⑨ 大型ガセット。良いエンジン・マウンティングであっても、エンジンとミッションとの結合がヤワだと図30のように、エンジン・ミッション結合体はナワトビのナワみたいに振動し、この振動はエンジン・マウンティングからボディに伝わり、車室内“こもり音”を発生させる。こもり音は人をフユカイにするので、ニッサンではエンジンとミッションとの間にツッカイ棒(大型ガセット)を入れて結合剛性を高めたのだ。

ツッカイ棒を取り付けることは恥かしいことと思うが、(オレの設計したエンジンにもついている。ナミダ)ベンツではアウトバーンを200km/h以上で走るので、図31のように、ミッションとの結合面をエンジン側でも徹底的に剛性を高めてツッカイ棒ははずしたのだ。ニッサンもはずしてからジマンしてもらいたいものである。

例によって、近所のガキ共を集めたロードテストごっこをして楽しんだ。
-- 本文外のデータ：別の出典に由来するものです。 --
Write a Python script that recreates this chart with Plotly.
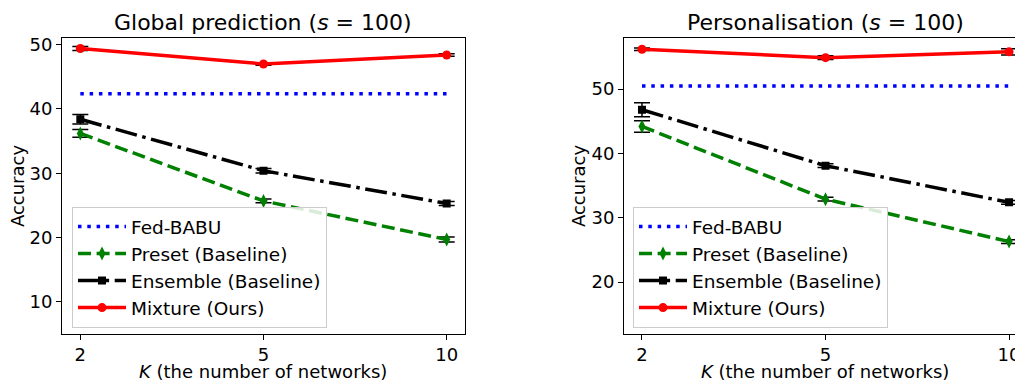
import plotly.graph_objects as go

K_labels = ["2", "5", "10"]

# Global prediction (s = 100)
g_babu = 42.35
g_preset = [36.2, 25.7, 19.7]
g_preset_err = [0.6, 0.3, 0.4]
g_ensemble = [38.4, 30.4, 25.3]
g_ensemble_err = [0.75, 0.35, 0.3]
g_mixture = [49.4, 47.0, 48.4]
g_mixture_err = [0.3, 0.2, 0.2]

# Personalisation (s = 100)
p_babu = 50.5
p_preset = [44.2, 32.9, 26.3]
p_preset_err = [0.9, 0.3, 0.3]
p_ensemble = [46.8, 38.1, 32.4]
p_ensemble_err = [1.1, 0.3, 0.3]
p_mixture = [56.2, 54.9, 55.8]
p_mixture_err = [0.2, 0.3, 0.5]

FONT = "DejaVu Sans"
LW = 3.5
FS = 18

fig = go.Figure()


def add_panel(xa, ya, leg, babu, pre, pre_e, ens, ens_e, mix, mix_e):
    eb = dict(thickness=1.5, width=8, color="black")
    fig.add_trace(go.Scatter(
        x=K_labels, y=[babu] * len(K_labels), mode="lines", name="Fed-BABU",
        line=dict(color="blue", width=LW, dash="3.5px,5.8px"),
        xaxis=xa, yaxis=ya, legend=leg, legendgroup=leg + "a"))
    fig.add_trace(go.Scatter(
        x=K_labels, y=pre, mode="lines+markers", name="Preset (Baseline)",
        line=dict(color="green", width=LW, dash="13px,5.6px"),
        marker=dict(symbol="diamond-tall", size=10, color="green"),
        error_y=dict(type="data", array=pre_e, visible=True, **eb),
        xaxis=xa, yaxis=ya, legend=leg, legendgroup=leg + "b"))
    fig.add_trace(go.Scatter(
        x=K_labels, y=ens, mode="lines+markers", name="Ensemble (Baseline)",
        line=dict(color="black", width=LW, dash="22px,5.6px,3.5px,5.6px"),
        marker=dict(symbol="square", size=8, color="black"),
        error_y=dict(type="data", array=ens_e, visible=True, **eb),
        xaxis=xa, yaxis=ya, legend=leg, legendgroup=leg + "c"))
    fig.add_trace(go.Scatter(
        x=K_labels, y=mix, mode="lines+markers", name="Mixture (Ours)",
        line=dict(color="red", width=LW),
        marker=dict(symbol="circle", size=9, color="red"),
        error_y=dict(type="data", array=mix_e, visible=True, **eb),
        xaxis=xa, yaxis=ya, legend=leg, legendgroup=leg + "d"))


add_panel("x", "y", "legend", g_babu, g_preset, g_preset_err, g_ensemble,
          g_ensemble_err, g_mixture, g_mixture_err)
add_panel("x2", "y2", "legend2", p_babu, p_preset, p_preset_err, p_ensemble,
          p_ensemble_err, p_mixture, p_mixture_err)

# page body has an 8px margin: lay out in viewport pixel coordinates
OFF = 8
W, H = 1015, 374


def px(x):
    return (x - OFF) / W


def py(y):
    return 1 - (y - OFF) / H


ydom = [py(333), py(34)]
axcommon = dict(showline=True, linecolor="black", linewidth=1.1, ticks="outside",
                ticklen=5, tickwidth=1.1, tickcolor="black", showgrid=False,
                zeroline=False, tickfont=dict(size=FS, color="black", family=FONT))

legcommon = dict(font=dict(size=18.5, color="black", family=FONT),
                 bgcolor="rgba(255,255,255,0.85)", bordercolor="#cccccc",
                 borderwidth=1, xanchor="left", yanchor="top",
                 tracegroupgap=0, itemwidth=48)

fig.update_layout(
    width=W, height=H, margin=dict(l=0, r=0, t=0, b=0),
    paper_bgcolor="white", plot_bgcolor="white",
    font=dict(family=FONT, size=FS, color="black"),
    xaxis=dict(domain=[px(62), px(465)], type="category", range=[-0.1, 2.1],
               mirror=True, anchor="y", **axcommon),
    yaxis=dict(domain=ydom, range=[5.08, 51.08], tickvals=[10, 20, 30, 40, 50],
               mirror=True, anchor="x", **axcommon),
    xaxis2=dict(domain=[px(624), 1.0], type="category", range=[-0.098, 2.076],
                mirror=True, anchor="y2", **axcommon),
    yaxis2=dict(domain=ydom, range=[12.0, 58.0], tickvals=[20, 30, 40, 50],
                mirror=False, anchor="x2", **axcommon),
    legend=dict(x=px(72), y=py(205), **legcommon),
    legend2=dict(x=px(633), y=py(205), **legcommon),
)

ann = []
for cx, title, ylx in [(263, "Global prediction (<i>s</i> = 100)", 17),
                       (825, "Personalisation (<i>s</i> = 100)", 578)]:
    ann.append(dict(x=px(cx), y=py(19), xref="paper", yref="paper",
                    text=title, showarrow=False, font=dict(size=22, family=FONT),
                    xanchor="center", yanchor="middle"))
    ann.append(dict(x=px(cx), y=py(371), xref="paper", yref="paper",
                    text="<i>K</i> (the number of networks)", showarrow=False,
                    font=dict(size=FS, family=FONT), xanchor="center", yanchor="middle"))
    ann.append(dict(x=px(ylx), y=py(184), xref="paper", yref="paper",
                    text="Accuracy", textangle=-90, showarrow=False,
                    font=dict(size=FS, family=FONT), xanchor="center", yanchor="middle"))
fig.update_layout(annotations=ann)

fig.write_html("out.html")
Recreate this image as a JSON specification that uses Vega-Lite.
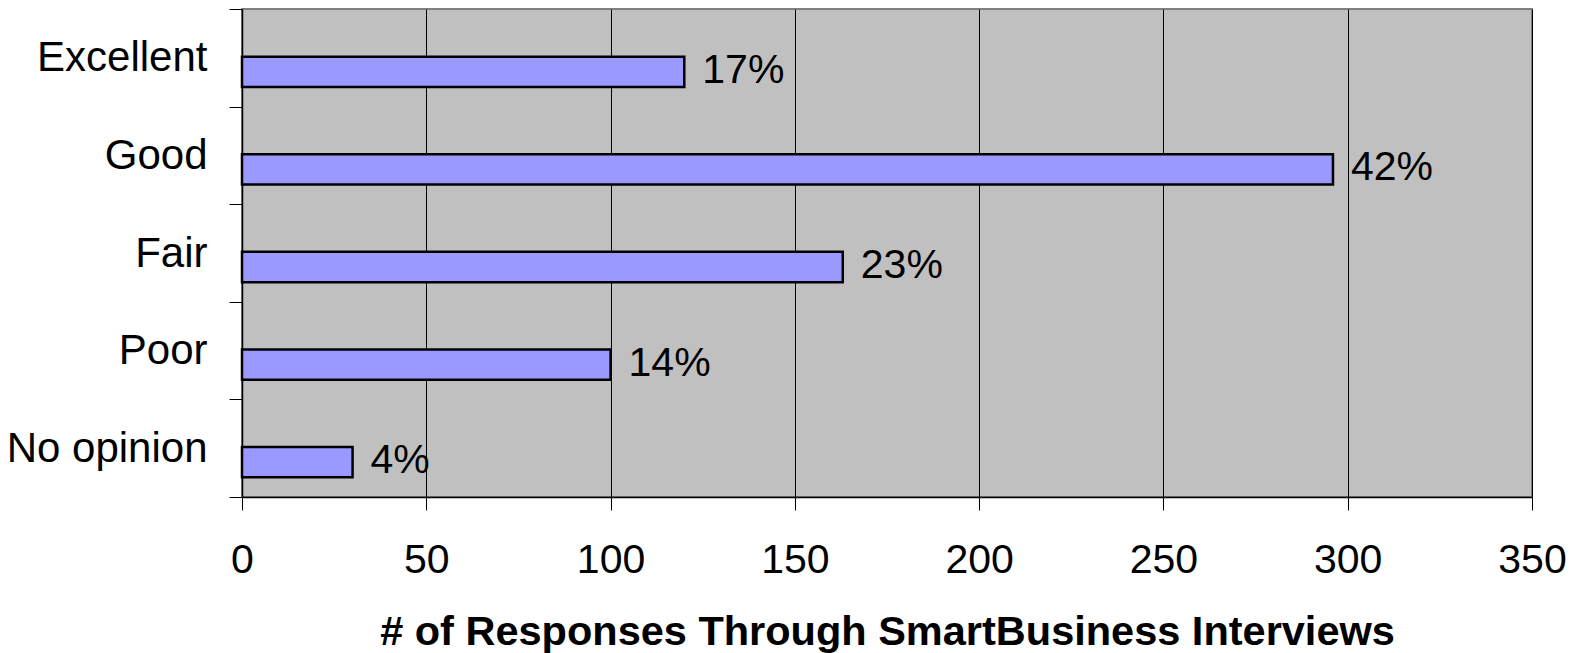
{
  "$schema": "https://vega.github.io/schema/vega-lite/v6.json",
  "width": 1290,
  "height": 488,
  "autosize": {"type": "none"},
  "padding": {"left": 242, "top": 9, "right": 55, "bottom": 156},
  "background": "white",
  "config": {
    "font": "Liberation Sans",
    "view": {"fill": "#C0C0C0", "stroke": "#808080", "strokeWidth": 2}
  },
  "data": {
    "values": [
      {"rating": "Excellent", "responses": 120, "pct": "17%"},
      {"rating": "Good", "responses": 296, "pct": "42%"},
      {"rating": "Fair", "responses": 163, "pct": "23%"},
      {"rating": "Poor", "responses": 100, "pct": "14%"},
      {"rating": "No opinion", "responses": 30, "pct": "4%"}
    ]
  },
  "encoding": {
    "y": {
      "field": "rating",
      "type": "nominal",
      "sort": null,
      "scale": {"paddingInner": 0, "paddingOuter": 0},
      "axis": {
        "title": null,
        "tickBand": "extent",
        "tickSize": 13,
        "tickColor": "black",
        "domainColor": "black",
        "domainWidth": 1.5,
        "labelFontSize": 42,
        "labelColor": "black",
        "labelPadding": 22,
        "labelLimit": 0,
        "labelFont": "Liberation Sans"
      }
    },
    "x": {
      "field": "responses",
      "type": "quantitative",
      "scale": {"domain": [0, 350], "nice": false},
      "axis": {
        "values": [0, 50, 100, 150, 200, 250, 300, 350],
        "title": "# of Responses Through SmartBusiness Interviews",
        "titleFontSize": 41.5,
        "titleFontWeight": "bold",
        "titleColor": "black",
        "titlePadding": 31,
        "titleFont": "Liberation Sans",
        "grid": true,
        "gridColor": "black",
        "gridWidth": 1,
        "gridOpacity": 1,
        "tickSize": 13,
        "tickColor": "black",
        "domainColor": "black",
        "domainWidth": 1.5,
        "labelFontSize": 41,
        "labelColor": "black",
        "labelPadding": 30,
        "labelFont": "Liberation Sans",
        "labelFlush": false
      }
    }
  },
  "layer": [
    {
      "mark": {"type": "bar", "height": {"band": 0.31}, "fill": "#9999FF", "stroke": "black", "strokeWidth": 2.5, "yOffset": 14}
    },
    {
      "mark": {"type": "text", "align": "left", "baseline": "middle", "dx": 18, "yOffset": 13, "fontSize": 41, "font": "Liberation Sans", "color": "black"},
      "encoding": {"text": {"field": "pct"}}
    }
  ]
}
総括すると、サスペンションに幾らか不満はあったようだが、第一印象は“静か”である。もちろん、変な振動もこもり音もない。発進時にダレもエンストしなかったので、低速トルクに一応の評価はできるが、4000rpm以上でドライブするとエンジンが変ったように元気になる。マルキンのローレルなのだから、次にDOHC 24バルブを出すときは、馬力は130psのままで、思い切って低速トルクを高めたロールスロイス風のニッサン・ローレルロイスを作ってもらいたいものだ。

低速トルクが不満であるといっても、ロー、セカンドから3、4速をとばして、いきなり5速に入れても何もなかったように加速し続けるのはサスガである。急にアクセルを離しても、ガソリンとエンブレすることはなく、EFIのチューニングにぬかりはない。

参考:RB20Eエンジンを搭載した1984年式ローレルの車内。ベロア調の表皮を使ったシートやT字型をしたATのシフトノブ、「絶壁」と言われた日産のインパネ周りが懐かしい。

たしかに洗練された良いエンジンであるが、クラシックな技術の集大成によりL6エンジンを洗練させたにすぎない。男はインポになると洗練されるというが、エンジンに進歩がなくなると洗練されるのかも知れない。オレは未完成のままでいるエンジンに愛着を感じるのだ。進歩がなくなると、Yシャツや船のように中開発国、韓国で作ったほうが安くなるし、そういう日本もヨーロッパやアメリカの自動車の進歩の速度が落ちたとき、何の新技術も聞発しないのにマネだけで追いついたのだ。

韓国車、ポニーがカナダで大ヒット中であり、造船の二の舞かと心配している自動車屋もいるが、その通りで、韓国人のバイタリティからすれば、MFを読みさえすれば、明日にもRBエンジンはマネして作れるはずだ。

日本が、日本のニッサンが新技術を創造し続けない限り、心配は現実に近づくのである。